Please don't … IRC is the opposite of user friendly: it has no good web interface so the casual user won't come in because he doesn't want to install and learn a new software (IRC client). But slack isn't the only option here, it's not even the best open by far, Gitter[1], Mattermost[2] and Discord[3] are alternatives to IRC which aren't Slack.
[1]: https://gitter.im/ [2]: https://about.mattermost.com/, they don't provide chat hosting but several organisation do host mattermost servers (Framasoft for instance https://framateam.org/) [3]: https://discordapp.com/ targeted at gamers, which is a good sign of quality, but fine for general purpose use.
But we still direct people to Stack Overflow since the Q&A is more discoverable there.
Which maybe should be a challenge to anybody looking to build the next generation of knowledge repositories.
GitHub and Slack provide a huge amount of utility. But they also feel hollow to me. It feels harder and harder to opt-out of using closed tools.
Someone in your project can manage to setup a logbot that dumps logs onto a webserver, which will be indexed by google. I suspect there are services that will do it for you, so you might not even have to setup the bot yourself. If there isn't one I'd have half a mind to build one, if it gets more projects using IRC.
Lucene/Solr/Elasticsearch are nice, but they need competition, especially outside the Java world.

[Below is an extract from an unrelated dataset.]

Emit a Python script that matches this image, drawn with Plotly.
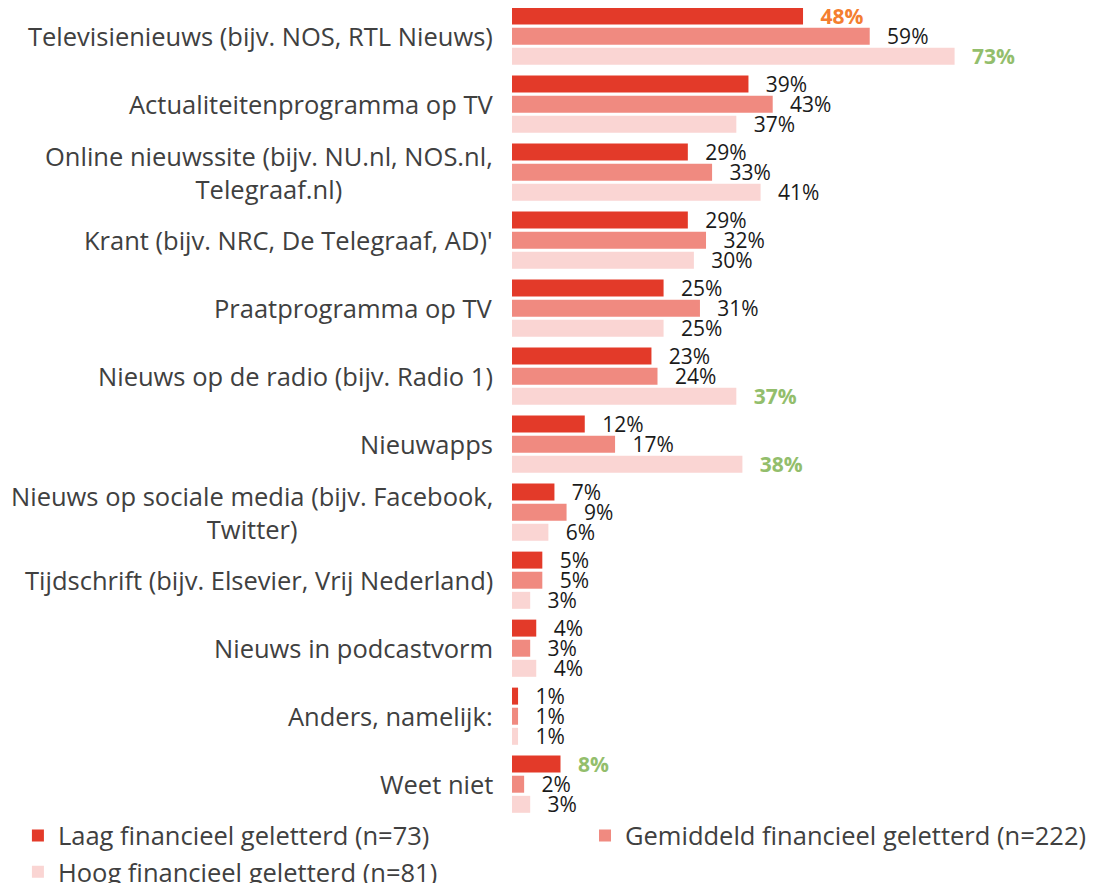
import plotly.graph_objects as go

categories = [
    "Televisienieuws (bijv. NOS, RTL Nieuws)",
    "Actualiteitenprogramma op TV",
    "Online nieuwssite (bijv. NU.nl, NOS.nl,<br>Telegraaf.nl)",
    "Krant (bijv. NRC, De Telegraaf, AD)'",
    "Praatprogramma op TV",
    "Nieuws op de radio (bijv. Radio 1)",
    "Nieuwapps",
    "Nieuws op sociale media (bijv. Facebook,<br>Twitter)",
    "Tijdschrift (bijv. Elsevier, Vrij Nederland)",
    "Nieuws in podcastvorm",
    "Anders, namelijk:",
    "Weet niet",
]
laag = [48, 39, 29, 29, 25, 23, 12, 7, 5, 4, 1, 8]
gemiddeld = [59, 43, 33, 32, 31, 24, 17, 9, 5, 3, 1, 2]
hoog = [73, 37, 41, 30, 25, 37, 38, 6, 3, 4, 1, 3]

series_names = [
    "Laag financieel geletterd (n=73)",
    "Gemiddeld financieel geletterd (n=222)",
    "Hoog financieel geletterd (n=81)",
]
# highlighted labels (orange = lower than average, green = higher)
highlight = {
    (0, 0): "#F47E30",
    (2, 0): "#93BE6C",
    (2, 5): "#93BE6C",
    (2, 6): "#93BE6C",
    (0, 11): "#93BE6C",
}

colors = ["#E33A29", "#F08A80", "#FAD5D3"]
legends = ["legend", "legend2", "legend"]
ykeys = [f"c{i}" for i in range(len(categories))]
FONT = "Open Sans"
PAD = "\u00a0\u00a0\u2009"

fig = go.Figure()
for s, (name, vals) in enumerate(zip(series_names, [laag, gemiddeld, hoog])):
    texts, tcolors = [], []
    for i, v in enumerate(vals):
        c = highlight.get((s, i))
        if c:
            texts.append(f"{PAD}<b>{v}%</b>")
            tcolors.append(c)
        else:
            texts.append(f"{PAD}{v}%")
            tcolors.append("#1a1a1a")
    fig.add_trace(go.Bar(
        y=ykeys, x=vals, orientation="h", name=name,
        marker=dict(color=colors[s], line=dict(width=0)),
        text=texts, textposition="outside", constraintext="none",
        textfont=dict(color=tcolors, size=21, family=FONT),
        cliponaxis=False, legend=legends[s], legendgroup=f"g{s}",
    ))

# category labels (centered multi-line, right aligned block)
for i, cat in enumerate(categories):
    fig.add_annotation(
        xref="paper", yref="y", x=-0.029, y=ykeys[i],
        text=cat, showarrow=False, xanchor="right", align="center",
        font=dict(size=25.5, color="#404040", family=FONT),
    )

legend_style = dict(
    orientation="v", traceorder="normal", yanchor="top", xanchor="left",
    font=dict(size=25.5, color="#404040", family=FONT),
    itemwidth=30, tracegroupgap=0, bgcolor="rgba(0,0,0,0)",
)

fig.update_layout(
    width=1110, height=883,
    margin=dict(l=504, r=10, t=0, b=70, autoexpand=False),
    barmode="group", bargap=0.113, bargroupgap=0.155,
    plot_bgcolor="white", paper_bgcolor="white",
    font=dict(family=FONT, size=21, color="#404040"),
    showlegend=True,
    legend=dict(x=-0.829, y=0.0105, **legend_style),
    legend2=dict(x=0.1225, y=0.0105, **legend_style),
)
fig.update_xaxes(range=[0, 98.3], visible=False)
fig.update_yaxes(range=[11.541, -0.415], showticklabels=False, showgrid=False,
                 zeroline=False, showline=False, ticks="")

fig.write_html("out.html")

I get the competition part, but none of the above are exactly stagnant, so I'm wondering what you'd like to see more competition achieve.
Not trying to be difficult, just curious in case I missed something from your comment :)
There's a lot that competition can help improve, for example in the areas of performance, robustness, and also in functionality, e.g. better NLP for better understanding of queries and translating them into results, image/audio search, etc. And competition can also come up with surprising new features that we can't even think of right now.
This, plus it is (imho) quite weird that we have only one source of code for one of the basic branches of Computer Science.
In the end, ES really proved to be the least bad search server there's out there. The real crux isn't search, it's language. And as Lucene is made by technical linguists (a really rather special bunch) and Java is still universities' darling, it's unlikely their effort can be redone in a non-JVM language anytime soon.
Which was very helpful to me.
Any book where you learn at least one thing new is always worth it, so I do not regret having this book in my library.
It'd be cool to highlight a piece of information and insert it into a wiki-style site.
Feel free to email me with any uestions too - andy@tettra.co
I hadn't set it up to sync to github as it was just internal development, but i've started the sync and it will show up at https://github.com/wikimedia/search-ltr soon.
It's got a bit more of the integration with elasticsearch put together, including storing models in cluster state and a rest interface for managing them. It's a bit more of a direct port of the solr plugin rather than a rewrite from the ground up so there are also some oddities that don't yet make sense. Refactors will certainly be done. It's also tied a little less directly to RankLib, such that i can convert and load in MART models trained by lightgbm or xgboost which have done pretty well in my offline tests and are able to utilize resources on my training machine much more efficiently than ranklib's LambdaMART (although in terms of results, the ranklib implementation is pretty good).
We store models as a custom scripting language which takes care of distributing the model around the cluster, caching and basic CRUD operations. This was the hard thing to figure out, at first we looked at a REST plugin but it seemed cumbersome and hard to integrate with the query DSL. But I'm curious how you guys got around those pain points:)
Usually when I'm searching, I'm looking for a particular message, possibly even one I read earlier that day, and I may know a few things about it, like who sent it and that it had an important link, but I still can't necessarily find it! The results are also presented in a giant cartoony way that makes me page through many pages. Tokenizing my search into "keywords" means that even if I know a substring of what I'm looking for, it doesn't come up as relevant, or the tokenizer tokenized the text differently. This is also why GitHub search can't find a lot of things.
What I would want in a search experience is the equivalent of Control-F over the list of messages I've actually seen.
As for the Control-F thing... stay tuned on that too :)
A suggestion: When I search, what I want 99% of the time to happen is that the current window I'm looking at quickly gets filtered to my search query. Ranking doesn't matter, just show exact matches ranked by time.
1% of the time, I want something else.
This is like saying Ford sells cars they don't allow you to fly.
If you want something that flies, buy a plane.
Most of the time I search for information I need is because I don't know anything about that part of the software. I never found this kind of information in Slack.
Parse the company docs, or our rep, and now we're talking.